JIS C 60068-2-27 衝撃試験方法(Ea)
JIS C 60068-2-64 広帯域ランダム振動試験方法及び指針(Fh)
何れの試験に於いても、実施後にGPSの受信による測位及び送信機能は正常に動作することが確認された。衝撃試験で50Gの加速度を印加したときの変化の様子を図16に示す。

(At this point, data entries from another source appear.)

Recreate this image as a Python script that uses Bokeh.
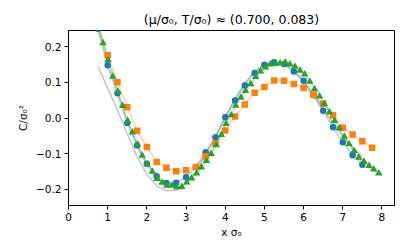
from bokeh.plotting import figure
from bokeh.models import Range1d, FixedTicker
from bokeh.embed import file_html
from bokeh.resources import INLINE

# ---- data ----
blue_x = [0.75, 1.0, 1.25, 1.5, 1.75, 2.0, 2.25, 2.5, 2.75, 3.0, 3.25, 3.5, 3.75, 4.0,
          4.25, 4.5, 4.75, 5.0, 5.25, 5.5, 5.75, 6.0, 6.25, 6.5, 6.75, 7.0, 7.25, 7.5]
blue_y = [0.25, 0.148, 0.069, -0.014, -0.077, -0.128, -0.163, -0.182, -0.181, -0.166,
          -0.137, -0.096, -0.054, 0.002, 0.049, 0.091, 0.126, 0.149, 0.156, 0.151,
          0.130, 0.104, 0.064, 0.020, -0.026, -0.068, -0.104, -0.131]

orange_x = [0.75, 1.0, 1.25, 1.5, 1.75, 2.0, 2.25, 2.5, 2.75, 3.0, 3.25, 3.5, 3.75, 4.0,
            4.25, 4.5, 4.75, 5.0, 5.25, 5.5, 5.75, 6.0, 6.25, 6.5, 6.75, 7.0, 7.25, 7.5, 7.75]
orange_y = [0.26, 0.176, 0.100, 0.030, -0.036, -0.081, -0.123, -0.139, -0.149, -0.146,
            -0.137, -0.107, -0.071, -0.035, 0.004, 0.038, 0.071, 0.087, 0.105, 0.104,
            0.095, 0.085, 0.065, 0.040, 0.008, -0.027, -0.046, -0.065, -0.083]

green_x = [0.75, 0.88, 1.01, 1.13, 1.26, 1.38, 1.51, 1.63, 1.76, 1.88, 2.01, 2.14, 2.26,
           2.39, 2.51, 2.64, 2.76, 2.89, 3.02, 3.14, 3.27, 3.39, 3.52, 3.64, 3.77, 3.90,
           4.02, 4.15, 4.27, 4.40, 4.52, 4.65, 4.78, 4.90, 5.03, 5.15, 5.28, 5.40, 5.53,
           5.65, 5.78, 5.91, 6.03, 6.16, 6.28, 6.41, 6.53, 6.66, 6.79, 6.91, 7.04, 7.16,
           7.29, 7.41, 7.54, 7.67, 7.79, 7.92]
green_y = [0.26, 0.210, 0.162, 0.116, 0.074, 0.034, -0.008, -0.040, -0.074, -0.105,
           -0.130, -0.150, -0.170, -0.181, -0.189, -0.189, -0.194, -0.193, -0.180, -0.169,
           -0.155, -0.138, -0.120, -0.100, -0.076, -0.047, -0.016, 0.008, 0.035, 0.057,
           0.076, 0.095, 0.115, 0.131, 0.142, 0.150, 0.152, 0.153, 0.156, 0.150, 0.144,
           0.133, 0.122, 0.102, 0.081, 0.061, 0.040, 0.016, -0.008, -0.029, -0.052, -0.073,
           -0.092, -0.111, -0.122, -0.134, -0.144, -0.155]

gray_x = [0.75, 1.0, 1.25, 1.5, 1.75, 2.0, 2.25, 2.5, 2.75, 3.0, 3.25, 3.5, 3.75, 4.0,
          4.25, 4.5, 4.75, 5.0, 5.25, 5.5, 5.75, 6.0, 6.25, 6.5, 6.75, 7.0, 7.25, 7.5]
gray_y = [0.146, 0.083, 0.022, -0.045, -0.108, -0.158, -0.190, -0.204, -0.202, -0.182,
          -0.150, -0.103, -0.052, 0.003, 0.055, 0.098, 0.131, 0.150, 0.157, 0.151,
          0.133, 0.103, 0.066, 0.026, -0.014, -0.052, -0.083, -0.107]

x_ticks = [0, 1, 2, 3, 4, 5, 6, 7, 8]
y_ticks = [-0.2, -0.1, 0.0, 0.1, 0.2]
y_tick_labels = {-0.2: "\u22120.2", -0.1: "\u22120.1", 0.0: "0.0", 0.1: "0.1", 0.2: "0.2"}

FONT = "DejaVu Sans"
BLUE, ORANGE, GREEN = "#1f77b4", "#ff7f0e", "#2ca02c"

p = figure(width=399, height=244, output_backend="svg", toolbar_location=None,
           x_range=Range1d(0, 8.32), y_range=Range1d(-0.245, 0.245),
           min_border_left=68, min_border_right=5, min_border_top=30, min_border_bottom=39,
           title="(\u03bc/\u03c3\u2080, T/\u03c3\u2080) \u2248 (0.700, 0.083)")

p.title.align = "center"
p.title.text_font = FONT
p.title.text_font_size = "12.5px"
p.title.text_font_style = "normal"
p.title.text_color = "black"
p.title.offset = 0
p.title.standoff = 7

p.xgrid.visible = False
p.ygrid.visible = False
p.outline_line_color = "black"
p.outline_line_width = 1
p.background_fill_color = "white"
p.border_fill_color = "white"

p.xaxis.ticker = FixedTicker(ticks=x_ticks)
p.yaxis.ticker = FixedTicker(ticks=y_ticks)
p.yaxis.major_label_overrides = y_tick_labels
for ax in (p.xaxis, p.yaxis):
    ax.minor_tick_line_color = None
    ax.major_tick_out = 4
    ax.major_tick_in = 0
    ax.major_label_text_font = FONT
    ax.major_label_text_font_size = "10.5px"
    ax.major_label_text_color = "black"
    ax.axis_label_text_font = FONT
    ax.axis_label_text_font_size = "10.5px"
    ax.axis_label_text_font_style = "normal"
    ax.axis_label_text_color = "black"
    ax.axis_line_color = "black"
    ax.major_tick_line_color = "black"
    ax.major_label_standoff = 3
p.xaxis.axis_label = "x \u03c3\u2080"
p.yaxis.axis_label = "C/\u03c3\u2080\u00b2"
p.xaxis.axis_label_standoff = 2
p.yaxis.axis_label_standoff = 4

# theory curve
p.line(gray_x, gray_y, line_color="#a0a0a0", line_alpha=0.6, line_width=1.5)

# data series: faint connecting line + markers
p.line(blue_x, blue_y, line_color=BLUE, line_alpha=0.3, line_width=2)
p.line(orange_x, orange_y, line_color=ORANGE, line_alpha=0.3, line_width=2)
p.line(green_x, green_y, line_color=GREEN, line_alpha=0.3, line_width=2)
p.scatter(blue_x, blue_y, marker="circle", size=6.5, fill_color=BLUE, line_color=None)
p.scatter(orange_x, orange_y, marker="square", size=6.5, fill_color=ORANGE, line_color=None)
p.scatter(green_x, green_y, marker="triangle", size=7.5, fill_color=GREEN, line_color=None)

open("out.html", "w").write(file_html(p, INLINE))
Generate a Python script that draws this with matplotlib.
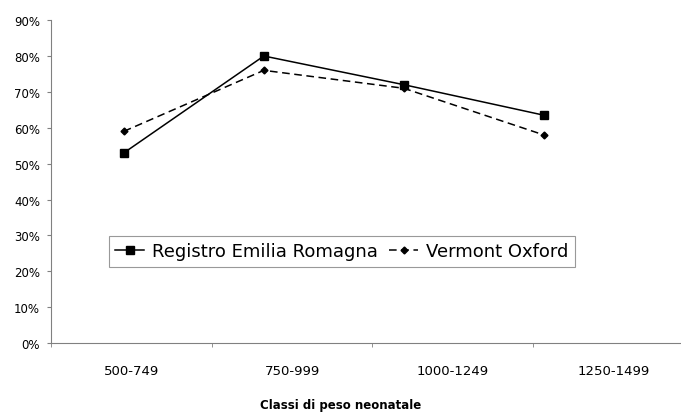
import numpy as np
import matplotlib.pyplot as plt

classi = ["500-749", "750-999", "1000-1249", "1250-1499"]
emilia_romagna = [0.53, 0.80, 0.72, 0.635]
vermont_oxford = [0.59, 0.76, 0.71, 0.58]
y_ticks = np.arange(0, 1.0, 0.1)

fig = plt.figure(figsize=(6.81, 4.14), dpi=100)
ax = fig.add_axes([0.075, 0.169, 0.925, 0.78])

pos = np.arange(len(classi))
ax.plot(pos, emilia_romagna, "-", color="black", lw=1.1, marker="s", ms=5.5,
        label="Registro Emilia Romagna")
ax.plot(pos, vermont_oxford, "--", color="black", lw=1.1, marker="D", ms=3.5,
        dashes=(5, 3), label="Vermont Oxford")
ax.set_xlim(-0.52, 3.98)
ax.set_ylim(0, 0.9)
ax.set_xticks([])

ax.set_yticks(y_ticks)
ax.set_yticklabels(["%d%%" % round(v * 100) for v in y_ticks], fontsize=8.5)
ax.tick_params(axis="y", direction="out", length=3, color="#808080", pad=5)

for s in ["top", "right"]:
    ax.spines[s].set_visible(False)
ax.spines["left"].set_color("#808080")
ax.spines["bottom"].set_color("#808080")

# category axis for labels (separate scale)
ax2 = ax.twiny()
ax2.set_xlim(-0.5, 3.42)
ax2.xaxis.set_ticks_position("bottom")
ax2.xaxis.set_label_position("bottom")
ax2.set_xticks(pos)
ax2.set_xticklabels(classi, fontsize=9.5)
ax2.tick_params(axis="x", which="major", length=0, pad=15)
ax2.set_xticks(np.arange(-0.5, 3.5, 1.0), minor=True)
ax2.tick_params(axis="x", which="minor", direction="out", length=3, color="#808080")
for s in ["top", "right", "left", "bottom"]:
    ax2.spines[s].set_visible(False)
ax2.set_xlabel("Classi di peso neonatale", fontsize=8.5, fontweight="bold")
ax2.xaxis.set_label_coords(0.46, -0.17)

leg = ax.legend(loc="upper left", bbox_to_anchor=(0.092, 0.331), ncol=2, fontsize=13,
                frameon=True, fancybox=False, edgecolor="#808080", handlelength=1.6,
                handletextpad=0.45, columnspacing=0.6, borderpad=0.35, borderaxespad=0)
leg.get_frame().set_linewidth(0.8)

fig.savefig("out.png", dpi=100)
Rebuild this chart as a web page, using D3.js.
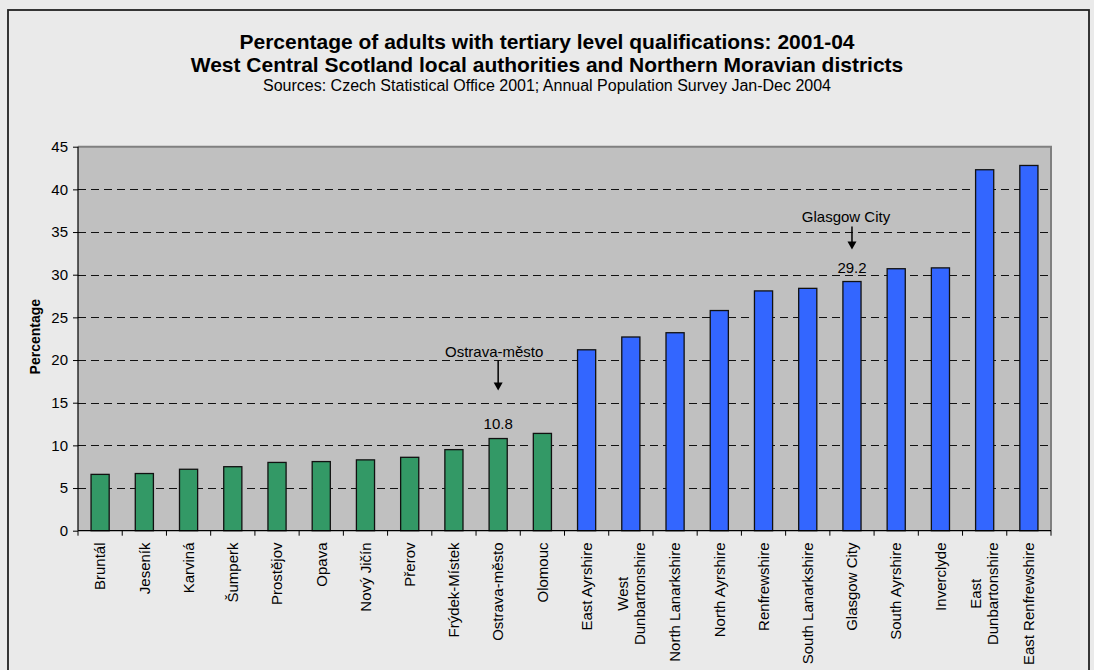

本発明では、特にアンテナ7の長さを15〜25cm(実施例では20cm)に小型化でき、筺体10の容積も略144cm3に小型化できた。首輪に取り付けられた筐体は、内部にGPSモジュールと、スペクトラム拡散方式の信号処理を含む電子回路部13aと、電源バッテリー部とを収納し、堅牢性に対しても一般的な電子機器に要求されるJIS C60068の環境試験方法(電気・電子)規格に基づいた衝撃、振動試験に対して形状も機能も動作上の問題も発生せず正常に動作することが確認できた。また、通信距離も市街地郊外の野外実験で4.5km以上の通信が達成できた。稼働時間は用いたバッテリーの容量から1時間間隔の送信で半年程度である。
4‥‥ベルト、
7‥‥アンテナ、
10‥‥筐体、
13‥‥GPSモジュール、
13a‥‥スペクトラム拡散方式の信号処理を含む電子回路部、
15‥‥GPS電波受信回路部、
17‥‥送信回路部、
20‥‥電源バッテリー部、
25‥‥疑似ファントム。
Claims (6)
- 動物に取付けるベルトに、小型アンテナを備えた小型の筐体を設けて成ることを特徴とする動物用位置情報送信機。
- 前記小型アンテナを備えた前記小型の筐体の内部に、前記位置情報送信機を構成するGPSモジュールと、電源バッテリー部とを収納していることを特徴とする前記請求項1に記載の動物用位置情報送信機。
- 前記小型アンテナが、従来の金属製アンテナが有する最大0.2%程度の弾性歪みを遙かに超えて、5〜10%弾性歪みを示し、そして、指先の器用なサルが引っ張っても柔軟に撓んで、その変形は3%以下の歪みに収まり、或いは、カラスが嘴で150kg/mm2の剪断力で噛んでも食い千切ることのできない、Ti-Ni系の超弾性形状記憶合金ワイヤ製であり、その長さは15〜25cm、外径は0.4mm〜5mmの小型アンテナであることを特徴とする前記請求項1乃至請求項2の内の何れか1項に記載の動物用位置情報送信機。
- 前記筐体に備えてある前記小型アンテナを、動物の視野の外に配置する事により、アンテナの存在を動物が視覚的に認識しアンテナを破壊しようとすることを防ぐ機能を持つ事を特徴とする前記請求項1乃至請求項3の内の何れか1項に記載の動物用位置情報送信機。
- 前記位置情報送信機を構成する前記GPSモジュールが、GPS電波受信回路部と、該GPS電波受信回路部により受信したデータをスペクトラム拡散通信に必要な拡散コードで拡散変調された電波により送信する送信回路部と、スペクトラム拡散方式の信号処理を含む電子回路部とを備えたことを特徴とする前記請求項1乃至請求項4の内の何れか1項に記載の動物用位置情報送信機。
- 前記GPSモジュールによって得られた位置情報をリアルタイムに送信することを特徴とする前記請求項1乃至請求項5の内の何れか1項に記載の動物用位置情報送信機。